Il paradosso di un premier ostaggio degli alleati

Pensate, già un secolo fa, dato che il loro «Commento allo Statuto del Regno» è stato pubblicato per i tipi della Utet nel 1909, due distinti studiosi quali Racioppi e Brunelli si interrogavano sui rapporti intercorrenti tra il governo e la propria maggioranza parlamentare. Ed ecco come la pensavano al riguardo: «Si suol ripetere che il Gabinetto è il Comitato esecutivo della maggioranza parlamentare, in quanto ne “esegue” i voleri: ma più correttamente deve dirsi ch’esso è il Comitato direttivo della maggioranza medesima, in quanto la dirige e la guida nella esplicazione d’ogni sua attività». La realtà di una volta, che peraltro ha avuto parecchie eccezioni, con l’andare del tempo è diventata un wishful thinking. Ma sì, un pio desiderio. Perché le nostre istituzioni non sono mai approdate sulle rive del Tamigi, dove funzionano a dovere. Così, non pochi presidenti del Consiglio si sono rassegnati a ripetere il motto del socialista Filippo Turati: «Sono il loro capo e li seguo». Nella convinzione che è meglio tirare a campare che tirare le cuoia.
Ma c’è un limite a tutto. E Prodi lo ha ormai superato senza provare vergogna. Riflettiamo. In appena otto mesi il presidente del Consiglio ha portato in collegio i suoi cari (ma quanto gli costano!) per ben tre volte. Prima in Umbria, a San Martino in Campo. Poi a Roma, a Villa Pamphili. Infine, crepi l’avarizia, nella reggia borbonica di Caserta. Perché mai si è risolto a tanto? Soprattutto per due motivi. Primo, per cercare di ridurre alla ragione e magari mettere in riga i propri ministri, evitando l’impressione penosa di una felliniana prova d’orchestra. Secondo, per annunciare urbi et orbi - in cornici tanto simboliche - le mirabolanti iniziative ministeriali. Nessuna delle due mete, come dimostra il finale di partita casertano, è stata raggiunta. E, per di più l’eterogenesi dei fini si è ritorta come un boomerang contro l’apprendista stregone di Palazzo Chigi. Perché la montagna di buoni propositi, dei quali è notoriamente lastricata la via dell’inferno, non è riuscita a partorire neppure un topolino.
La guerra hobbesiana di tutti contro tutti è continuata come se nulla fosse. Di Pietro e Mastella da tempo ai ferri corti. La Pollastrini e la Bindi si guardano in cagnesco per via dei Pacs. La Bonino sul piede di guerra nei confronti del solito Di Pietro, che pur di godere delle luci della ribalta è disposto a tutto.
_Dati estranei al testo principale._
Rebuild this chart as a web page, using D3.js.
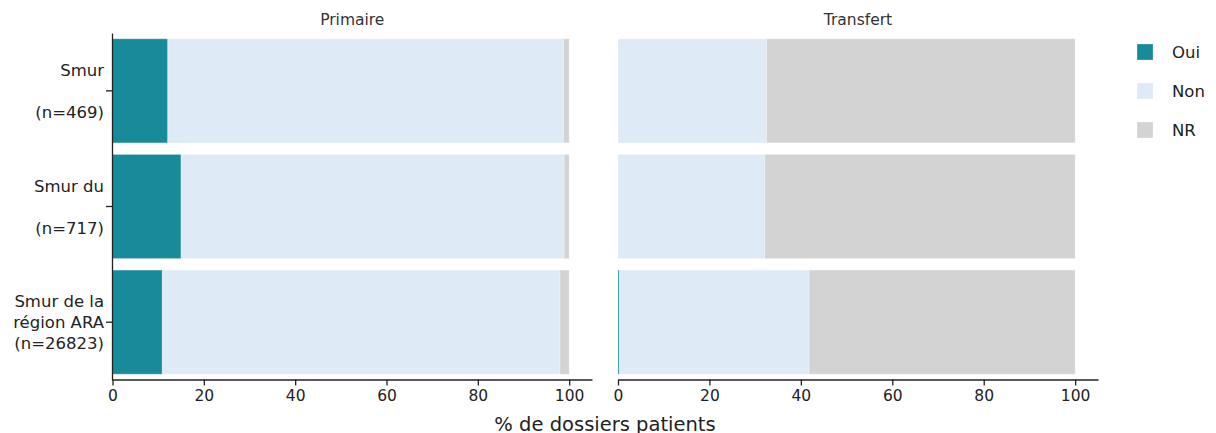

E così via litigando. Il premier avrebbe potuto appellarsi alla Costituzione, che gli conferisce il potere di dirigere la politica generale del governo, e alla legge sull’ordinamento della presidenza del Consiglio, che lo legittima, a mettere il bavaglio a ministri che procedono in ordine sparso, debordando dai compiti loro propri. Ma Prodi ha preferito lasciar perdere. Perché ha abbaiato alla luna un’infinità di volte e questo è il bel risultato.
A Caserta abbiamo avuto la riprova che Prodi è succubo di una coalizione che lo comanda a bacchetta. Ma i guai non vengono mai da soli. Si dà il caso che su nessuna questione si registra una piena convergenza. Perciò il Professore si rassegna all’inconcludente logica del rinvio, dalle liberalizzazioni alle pensioni, tipica della peggiore prima Repubblica. Farà la fine, vedrete, di quel gaudente che aveva due amanti: una vecchia e l’altra giovane. La prima gli toglieva i capelli neri, la seconda quelli bianchi. E il poveretto rimase calvo.

Vittima dei veti incrociati dei riformisti, più che altro immaginari, e dei massimalisti, che giocano sempre più duro; Prodi è condannato alla paralisi progressiva. Colpito da calvizie come il faraonico programma dell’Unione. Ormai pieno di vuoto e nulla più.